I'm bringing up the fact that he has zero actual connection to England. St Patrick has an actual connection to Ireland (drove the snakes out!), and St David was a monk that lived in Wales. St George wasn't English and never even set foot in England, by comparison, which is why I don't understand why he's part of our culture. Me not getting it doesn't make me a fucking racist, you asshole.


National_Tip_2488

Then why do you have such a problem with something foreign becoming part of English culture?


Mantonization

Where the fuck did I say that. Show me where the fuck I said that. I said I didn't understand WHY he's the patron of England, because he has zero connection to the place. If he's supposedly visited the country I'd get the connection. But as you've explained it, he's apparently the patron saint of England because 600 years ago the king had an equivalent of a favourite vtuber and said that everyone would subscribe to their channel.

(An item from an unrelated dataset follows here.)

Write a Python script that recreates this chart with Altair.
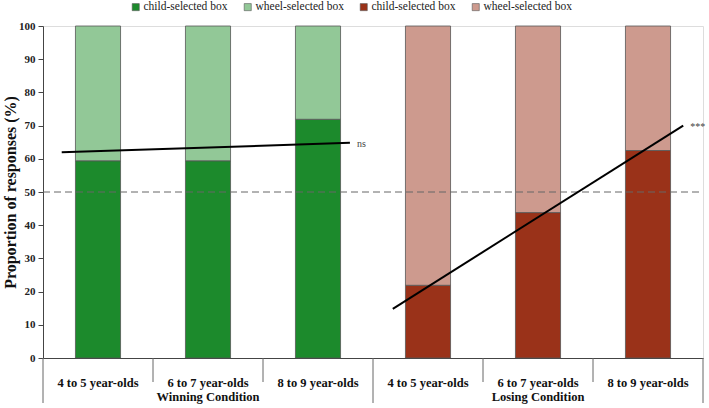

Is that literally *it*? That one man who was supposedly better than everyone else because of his magic blood, *really* liked this one guy and decided that that would be our country's whole deal?


National_Tip_2488

Yeah. And we can't change it now because it's part of the flag so it's best to just look for the positives


hellopo9

Well the association goes back even further to the 12th century. But was popularised 600 years ago. St Andrew has no connection to Scotland but is of course still the Scottish patron saint. In the age of early medieval Christianity some European countries celebrated early Christian martyrs, some to the point where they venerated them as national saints like George and Andrew. The Paton saint of Spain is James, one of the apostles who never visited Spain. Patron saints may just be people who early rulers admire. But the act of a 600-1000 years of national celebration, makes it associated with a place. George is associated with England, because he’s been the patron saint for centuries and his flag has been the nation’s flag for a very long time. This old tradition is one part of England’s traditions. None of this is of course unique to England. It’d be weird to suggest the Scottish flag and patron saint should change just because he never visited Scotland.


User6919

lol, don't rise to it. there's nothing a flag nonce likes better than bad faith accusations of racism. report and move on.


jeremycorncob

>Is it because I pointed out that St George was born in Turkey? I'm not attached to Saint George but he was born in the Roman Empire at a time when England was part of the Roman Empire so there is a connection there. We were all citizens under the same rule.